Pisałem na ten temat w Katalogu Likonic, konkretnie o dwóch znajomych warsztatach zajmujących się zabezpieczaniem antykorozyjnym pojazdów. Pierwszy z nich, Mike Sanders – tutaj – to koncepcja specjalnie opracowanego tłuszczu, który po podgrzaniu jest aplikowany na samochodowe podwozia. I drugi, Waxoyl – tutaj – szwajcarski środek zabezpieczający oparty na woskach.
Jak Polska długa i szeroka, trwa debata nad wyższością jednego sposobu zabezpieczeń nad innym, i jeszcze innym. Do tego dochodzą odwieczne stereotypy dotyczące zabezpieczeń dokonywanych przez producentów, a jeszcze częściej ich braku. Są tacy, co twierdzą, że auto zaczyna rdzewieć już na fabrycznej taśmie. Inni, że korozja wdaje się tylko wtedy, gdy pojazdowi przytrafiła się stłuczka.

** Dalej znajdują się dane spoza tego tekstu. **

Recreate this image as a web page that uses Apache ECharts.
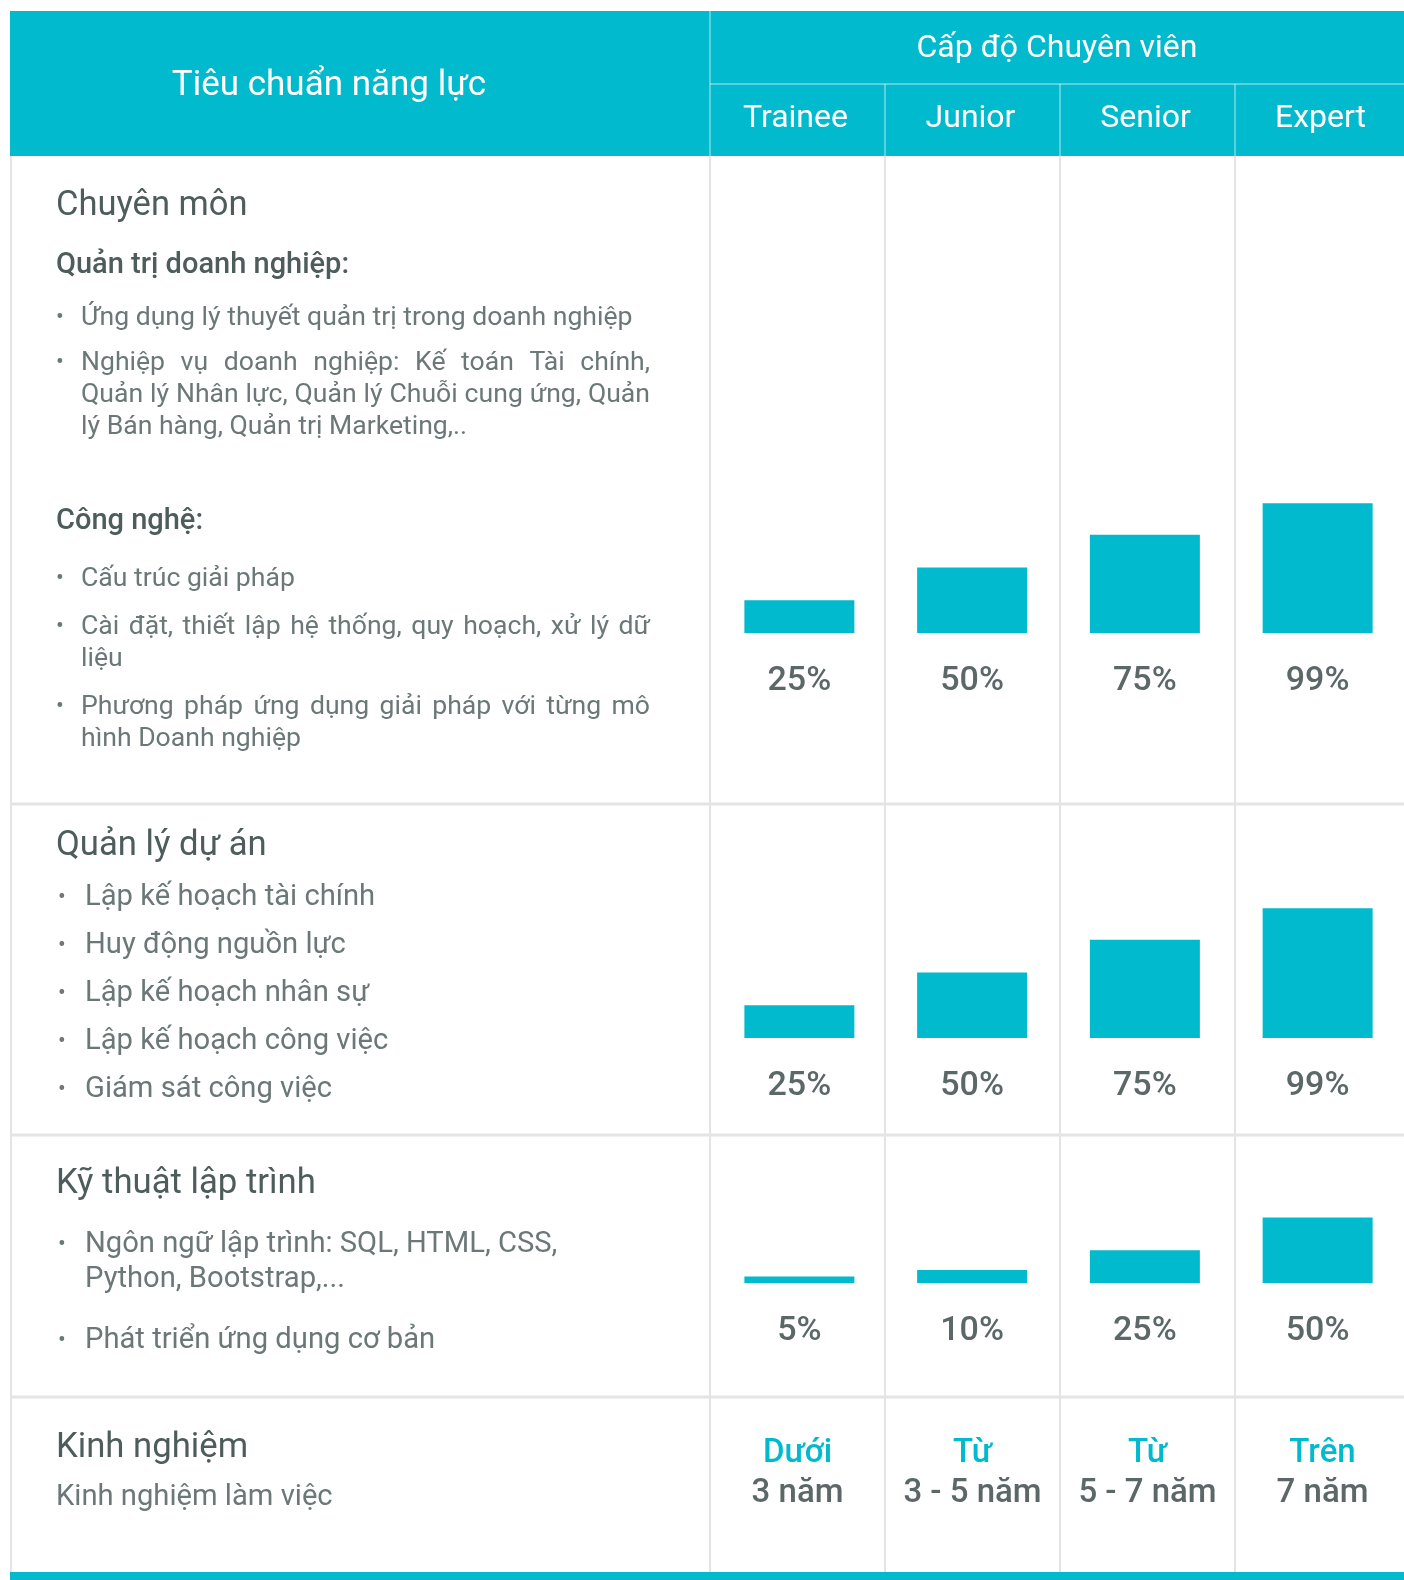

A widoczny na zdjęciach Citroen CX jest dowodem na to, że wszyscy mogą się mylić i dobra kondycja starszego auta zależy wyłącznie od warunków, w jakich jest eksploatowane. A te, z kolei, wcale nie muszą należeć do idealnych, za jakie powszechnie uważa się te panujące w Hiszpanii czy Kalifornii.
Francuska limuzyna całe swoje życie spędziła bowiem na północy Szwecji, gdzie była eksploatowana również zimą. Rzecz w tym, że w tych regionach nie korzysta się z soli, a samochody jeżdżą po prostu na kolcowanych oponach. Wbrew obiegowej opinii, klimat tam też nie należy do wilgotnych. Mimo znacznych mrozów, odczucie zimna bywa dużo mniejsze niż np. w Polsce.
Czy zatem nasze klasyki są skazane na jazdę wyłącznie w porze letniej? Cóż, różnie się do tego podchodzi, ale rozsądek podpowiada by jednak oszczędzić im zimowej kąpieli w solance. Kto zatem chciałby się zimą pokręcić, powinien chyba wówczas planować skandynawskiej eksploracje. Co zresztą może okazać się bardzo ciekawe.